To moje drugie auto w PB. Passat B5 FL. Chciałem zagazować, ale czułem, że coś jest nie tak. A nie chcę oddawać niesprawnego auta do zagazowania. Zrobiłem logi w trasie, ale są moemnty 1500 - 5000 obr z 3 biegiem i pedałem w podłodze.

Jest to silnik 2.0 ALT 131KM - bez T.

002, 033, 036 http://vaglog.pl/log_235860.html
003, 020, 091 http://vaglog.pl/log_235858.html

Do 3 tys obrotów auto jakby jest mułowate.

Nie miałem jeszcze do czynienia z szerokopasmową ale to co sam dostrzegłem, to to, że przy obciążeniu korekty idą znacznie na plus. Czyli ma za ubogo. ECU wzbogaca i wydłuża czas wtrysku. Potem na wolnych jest znowu za bogato i zaczyna robić korekty na -.

Myślałem nad nieszczelnościami. Ale to by chyba się znacznie objawiało przy wolnych, a tu wolne wyglądają, że jest OK.
Także pozostaje za mało paliwa - a co za tym idzie pompa paliwa albo regulator ciśnienia paliwa ?

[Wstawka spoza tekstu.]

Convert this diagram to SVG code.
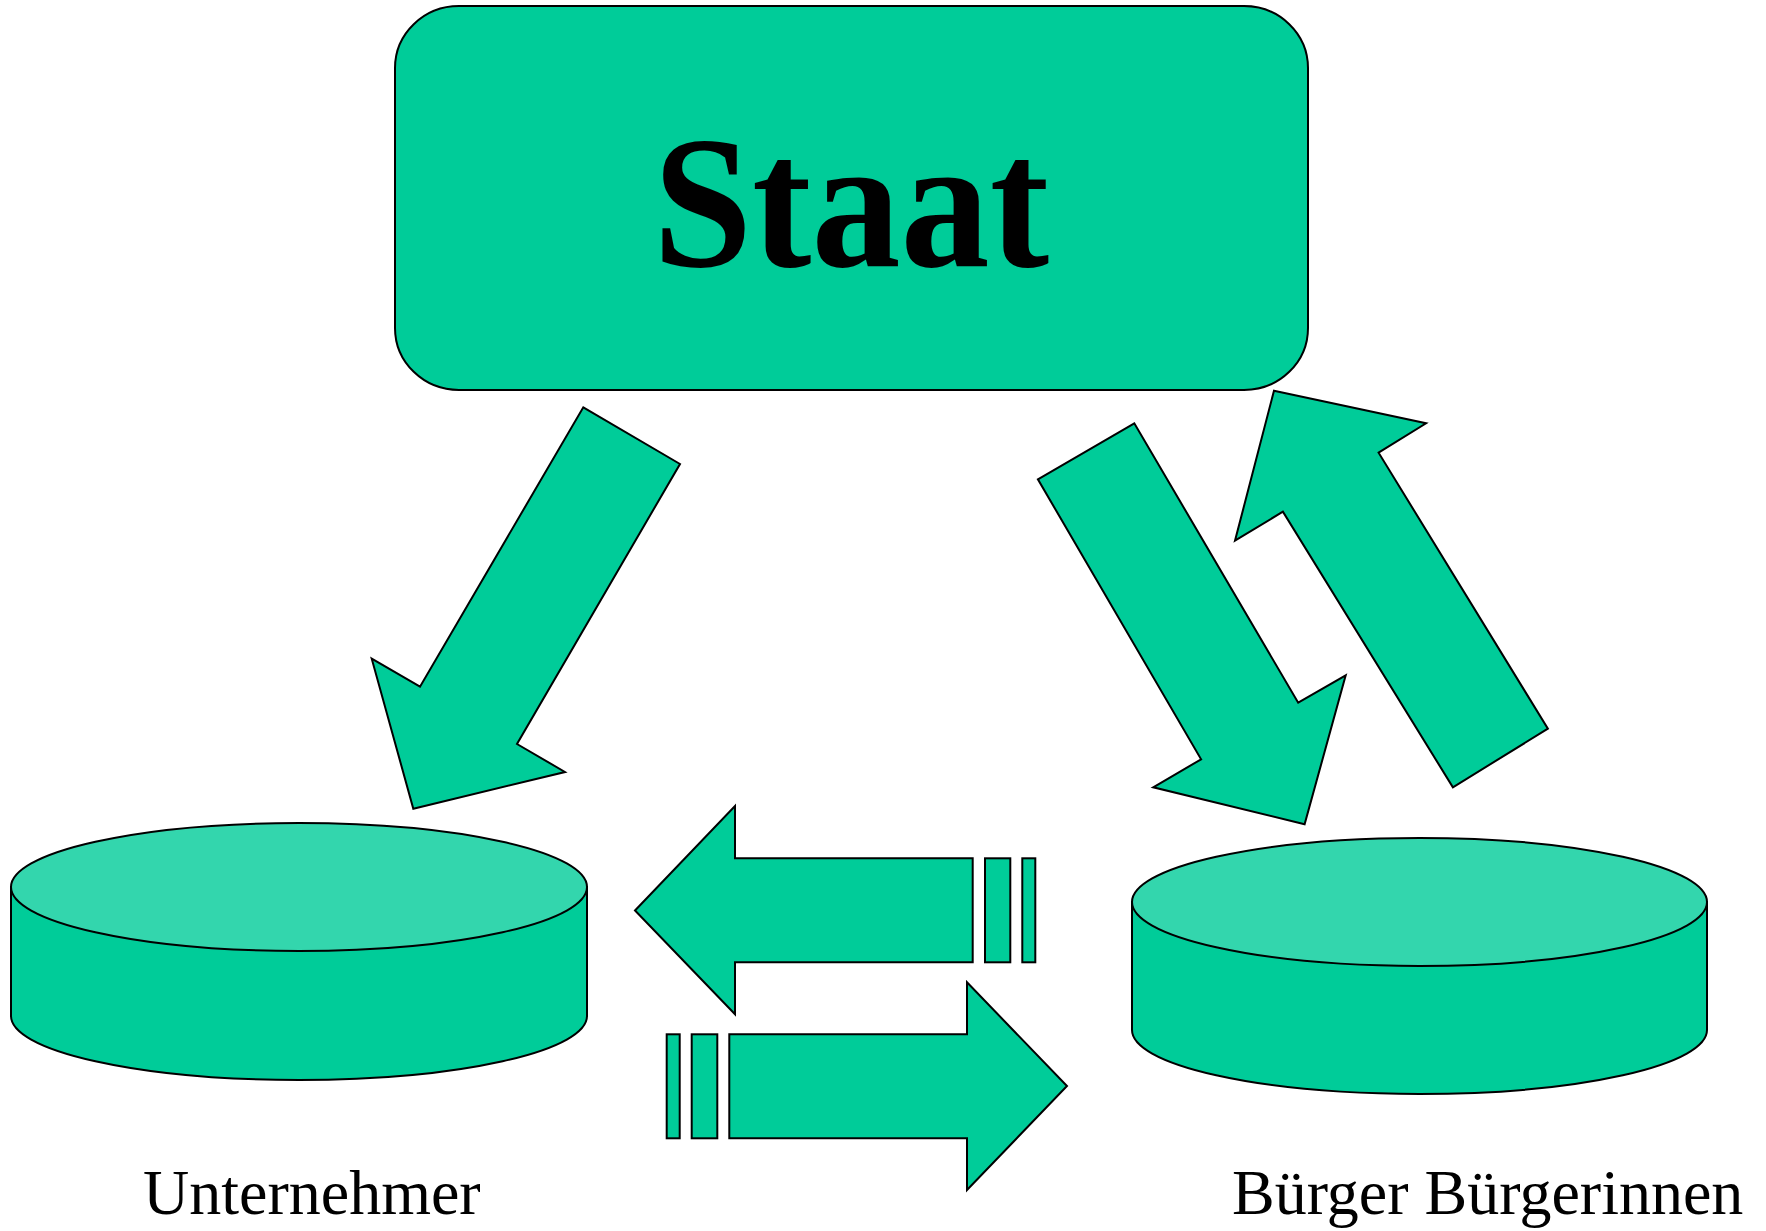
<svg xmlns="http://www.w3.org/2000/svg" width="1766" height="1231" viewBox="0 0 1766 1231">
<style>
.shape{fill:#00CC99;stroke:#000;stroke-width:2;stroke-linejoin:miter}
.top{fill:#33D6AD;stroke:#000;stroke-width:2}
.lbl{font-family:"Liberation Serif","Times New Roman",serif;font-size:64px;fill:#000}
.title{font-family:"Liberation Serif","Times New Roman",serif;font-weight:bold;font-size:188px;fill:#000}
</style>
<rect width="1766" height="1231" fill="#fff"/>
<g id="staat">
<rect class="shape" x="395" y="6" width="913" height="384" rx="64" ry="62"/>
<text class="title" x="851" y="266" text-anchor="middle" textLength="396" lengthAdjust="spacingAndGlyphs">Staat</text>
</g>
<g id="unternehmer">
<path class="shape" d="M11 887 V1016 A288 64 0 0 0 587 1016 V887 Z"/>
<ellipse class="top" cx="299" cy="887" rx="288" ry="64"/>
<text class="lbl" x="143" y="1214">Unternehmer</text>
</g>
<g id="buerger">
<path class="shape" d="M1132 902 V1030 A287.5 64 0 0 0 1707 1030 V902 Z"/>
<ellipse class="top" cx="1419.5" cy="902" rx="287.5" ry="64"/>
<text class="lbl" x="1232" y="1214">Bürger Bürgerinnen</text>
</g>
<g id="connectors">
<polygon class="shape" points="583.3,407.3 680,464 517,744 565,772 413.3,808.7 371.7,658.7 420,686.7"/>
<polygon class="shape" points="1134.3,423.3 1037.9,479.3 1201.1,759.3 1153.2,787.3 1304.6,824.3 1345.7,675.3 1298.2,702.7"/>
<polygon class="shape" points="1274,390.7 1426.1,423.3 1378.6,452.7 1547.9,728.7 1452.9,787.3 1282.9,511.7 1235,540.7"/>
<polygon class="shape" points="635,910.5 735,806 735,858.3 972.7,858.3 972.7,962.3 735,962.3 735,1014.3"/>
<rect class="shape" x="985" y="858.3" width="25.3" height="104"/>
<rect class="shape" x="1022.3" y="858.3" width="13" height="104"/>
<polygon class="shape" points="729.3,1034.3 967,1034.3 967,982.3 1067,1086 967,1190 967,1138.3 729.3,1138.3"/>
<rect class="shape" x="666.7" y="1034.3" width="13" height="104"/>
<rect class="shape" x="691.7" y="1034.3" width="25.6" height="104"/>
</g>
</svg>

Druga sprawa to kąt wyprzedzenia zapłonu pokazuje, że jest w ATDC. A przecież powinien być w BTDC 0-12 st. Czyżby to przestawienie kąta było następstwem złej mieszanki ?

Dodam, że jest nowa odma, nowy odpowietrznik pokrywy zaworów. Wężyki podciśnienia na nowe opaski. Regulacja długości kolektora też działa po dodaniu gazu na postoju (widoczny ruch dźwigni).

Może ktoś coś jeszcze potrafi mi podpowiedzieć Z góry dzięki za sugestie.